There are also a number of earnings releases Thursday morning, including Sears, GameStop, Staples, Dollar Tree, American Eagle, Williams-Sonoma and J.M Smuckers. Dell, Intuit and Gap report after the bell.

In addition to GM, there's another IPO worth watching. LPL Investment Wednesday priced 15.7 million shares at $30, the top of its range and it starts trading on Nasdaq Thursday. Harrah's, renamed Caesars, is also returning to the stock market. Its 31 million share offering will price after the bell Thursday.

Whither Markets

Wednesday was a much calmer day in the bond market, after several days of heightened volatility in Treasurys. The 10-year declined slightly, and its yield rose to 2.864 percent.

"I don't think volatility is going to subside. I think volatility will be with us until the market comes to a pretty clear cut consensus on QE," the Fed's quantitative easing program, said Jefferies Treasury strategist John Spinello.

"What I do think is more important is what comes out of Congress between now and December" on taxes, he said.

The Fed's quantitative easing drew fire from Congressional Republicans Thursday. In a letter to the Fed chairman, they pointed to the international criticism of the program and said the Fed should curtail it because it is hurting trade and the dollar.

Fed chairman Ben Bernanke held a private meeting at the Senate Banking Committee earlier in the day, and Sen. Richard Shelby (R-Ala.) said the Fed chairman told the committee the easing program could result in the creation of 700,000 jobs within two years.

The Fed also issued guidance for banks Wednesday, as a precursor to the sector reinstating dividends. It said it plans to apply stress test measures to the 19 largest banks, the original participants in the stress test.

The bond market is also watching California's issue of $10 billion in short-term bills Thursday, and $2 billion in bonds.

Oil Gets Drilled

Oil continued its rapid decline Wednesday, falling another 2.3 percent to $80.44 per barrel, its lowest level since Oct. 19.

Worries that China is tightening in the face of rising inflation has hurt commodities and risk assets in the past week.

"It's really predominantly China, and it's clearly evident. The dollar was relatively flat and oil was still down," said John Kilduff of Again Capital.

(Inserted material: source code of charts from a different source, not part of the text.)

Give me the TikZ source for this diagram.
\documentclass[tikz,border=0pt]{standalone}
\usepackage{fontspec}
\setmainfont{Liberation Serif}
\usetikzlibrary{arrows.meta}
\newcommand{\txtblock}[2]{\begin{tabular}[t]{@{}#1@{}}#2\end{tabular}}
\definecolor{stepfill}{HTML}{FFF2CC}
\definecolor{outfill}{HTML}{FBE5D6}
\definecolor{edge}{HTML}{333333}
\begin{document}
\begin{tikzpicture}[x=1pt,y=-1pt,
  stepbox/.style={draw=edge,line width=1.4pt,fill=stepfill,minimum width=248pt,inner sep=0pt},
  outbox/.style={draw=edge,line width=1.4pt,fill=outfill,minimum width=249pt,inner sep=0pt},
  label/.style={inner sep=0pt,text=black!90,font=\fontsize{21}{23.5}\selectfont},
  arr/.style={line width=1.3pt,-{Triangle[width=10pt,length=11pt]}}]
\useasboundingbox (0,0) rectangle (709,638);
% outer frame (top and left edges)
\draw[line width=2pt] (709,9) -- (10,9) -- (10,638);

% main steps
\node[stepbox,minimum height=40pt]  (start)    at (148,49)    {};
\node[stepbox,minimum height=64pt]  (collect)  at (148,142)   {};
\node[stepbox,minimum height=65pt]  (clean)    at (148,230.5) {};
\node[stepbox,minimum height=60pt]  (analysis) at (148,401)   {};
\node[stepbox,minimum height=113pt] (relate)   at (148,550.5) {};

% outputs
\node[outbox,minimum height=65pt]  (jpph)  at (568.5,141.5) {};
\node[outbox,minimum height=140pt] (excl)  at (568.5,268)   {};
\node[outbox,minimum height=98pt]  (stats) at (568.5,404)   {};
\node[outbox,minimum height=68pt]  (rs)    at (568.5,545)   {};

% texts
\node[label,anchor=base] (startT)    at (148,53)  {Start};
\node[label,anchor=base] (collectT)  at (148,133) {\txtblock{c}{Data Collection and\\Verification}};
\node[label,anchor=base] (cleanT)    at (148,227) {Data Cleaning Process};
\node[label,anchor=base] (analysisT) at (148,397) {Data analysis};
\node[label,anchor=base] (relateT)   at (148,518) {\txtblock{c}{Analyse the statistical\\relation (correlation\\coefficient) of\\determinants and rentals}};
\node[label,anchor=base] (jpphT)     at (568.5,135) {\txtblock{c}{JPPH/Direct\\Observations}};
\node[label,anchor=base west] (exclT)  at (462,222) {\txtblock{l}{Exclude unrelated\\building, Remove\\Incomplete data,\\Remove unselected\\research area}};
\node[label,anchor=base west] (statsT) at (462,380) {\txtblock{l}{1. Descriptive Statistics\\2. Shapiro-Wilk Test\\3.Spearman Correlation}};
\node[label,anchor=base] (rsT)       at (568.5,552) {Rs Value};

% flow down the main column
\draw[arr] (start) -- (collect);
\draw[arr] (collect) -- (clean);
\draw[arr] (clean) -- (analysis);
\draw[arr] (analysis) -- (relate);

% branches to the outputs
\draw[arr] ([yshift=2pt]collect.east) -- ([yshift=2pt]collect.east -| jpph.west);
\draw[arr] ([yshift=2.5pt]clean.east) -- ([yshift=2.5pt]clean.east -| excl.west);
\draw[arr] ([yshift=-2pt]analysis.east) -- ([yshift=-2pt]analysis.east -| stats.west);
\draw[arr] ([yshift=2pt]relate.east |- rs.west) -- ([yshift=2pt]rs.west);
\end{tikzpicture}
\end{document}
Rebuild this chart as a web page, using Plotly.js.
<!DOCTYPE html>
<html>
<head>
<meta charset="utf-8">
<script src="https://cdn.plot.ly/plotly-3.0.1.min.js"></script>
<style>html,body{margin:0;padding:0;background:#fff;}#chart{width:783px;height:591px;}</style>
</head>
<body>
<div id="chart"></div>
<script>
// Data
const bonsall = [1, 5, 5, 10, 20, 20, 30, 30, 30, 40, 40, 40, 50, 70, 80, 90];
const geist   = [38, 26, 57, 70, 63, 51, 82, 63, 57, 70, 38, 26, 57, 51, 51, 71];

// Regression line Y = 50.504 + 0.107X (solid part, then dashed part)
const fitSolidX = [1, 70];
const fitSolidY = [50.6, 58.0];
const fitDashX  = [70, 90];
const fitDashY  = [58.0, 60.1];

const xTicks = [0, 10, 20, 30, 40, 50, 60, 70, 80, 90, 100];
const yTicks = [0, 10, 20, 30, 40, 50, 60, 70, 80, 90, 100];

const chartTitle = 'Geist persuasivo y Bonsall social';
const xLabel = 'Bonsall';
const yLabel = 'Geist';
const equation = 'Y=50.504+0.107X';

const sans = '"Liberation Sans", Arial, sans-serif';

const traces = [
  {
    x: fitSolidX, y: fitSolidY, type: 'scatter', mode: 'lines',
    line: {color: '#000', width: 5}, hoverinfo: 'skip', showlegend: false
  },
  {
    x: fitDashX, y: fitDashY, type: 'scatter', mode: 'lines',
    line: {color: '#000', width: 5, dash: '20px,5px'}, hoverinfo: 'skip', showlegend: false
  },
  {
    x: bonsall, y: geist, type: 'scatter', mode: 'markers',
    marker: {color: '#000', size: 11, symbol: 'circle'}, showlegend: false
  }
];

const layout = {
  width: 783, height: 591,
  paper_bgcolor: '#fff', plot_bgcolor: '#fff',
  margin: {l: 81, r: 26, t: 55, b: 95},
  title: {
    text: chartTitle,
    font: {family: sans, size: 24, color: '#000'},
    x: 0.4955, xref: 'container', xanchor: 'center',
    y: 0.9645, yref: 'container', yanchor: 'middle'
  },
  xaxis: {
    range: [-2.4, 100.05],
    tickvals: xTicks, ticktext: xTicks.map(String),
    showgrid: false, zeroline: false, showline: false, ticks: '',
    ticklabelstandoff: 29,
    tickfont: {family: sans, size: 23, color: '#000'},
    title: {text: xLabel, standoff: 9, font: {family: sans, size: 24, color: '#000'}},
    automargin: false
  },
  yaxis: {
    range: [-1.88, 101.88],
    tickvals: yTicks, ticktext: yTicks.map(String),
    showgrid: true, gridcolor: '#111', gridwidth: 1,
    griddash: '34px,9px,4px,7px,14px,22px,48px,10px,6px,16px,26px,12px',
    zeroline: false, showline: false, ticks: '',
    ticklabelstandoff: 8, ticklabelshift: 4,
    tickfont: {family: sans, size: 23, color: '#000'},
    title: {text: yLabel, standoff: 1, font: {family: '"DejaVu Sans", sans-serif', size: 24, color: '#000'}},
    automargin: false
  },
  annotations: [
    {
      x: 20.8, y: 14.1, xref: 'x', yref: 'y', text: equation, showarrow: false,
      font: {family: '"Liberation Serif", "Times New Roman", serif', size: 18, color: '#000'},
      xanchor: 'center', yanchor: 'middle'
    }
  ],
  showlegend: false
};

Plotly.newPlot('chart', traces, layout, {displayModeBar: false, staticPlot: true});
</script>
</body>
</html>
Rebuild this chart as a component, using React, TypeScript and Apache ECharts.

"$80 is the level to watch. If we break 80, we could go to the mid to low 70s," he said.

What Else to Watch

Several Fed speakers are out speaking Thursday, including Fed Gov. Kevin Warsh who discusses the future of financial markets at 1 p.m. Fed Gov. Elizabeth Duke appears before the House Financial Services Committee at 10 a.m. on foreclosure documentation issues.

Minneapolis Fed President Narayana Kocherlakota speaks in Chicago at 1:30 p.m. on monetary policy actions, and Philadelphia Fed President Charles Plosser speaks at 4:30 p.m. at Cato in Washington on asset bubbles and monetary policy.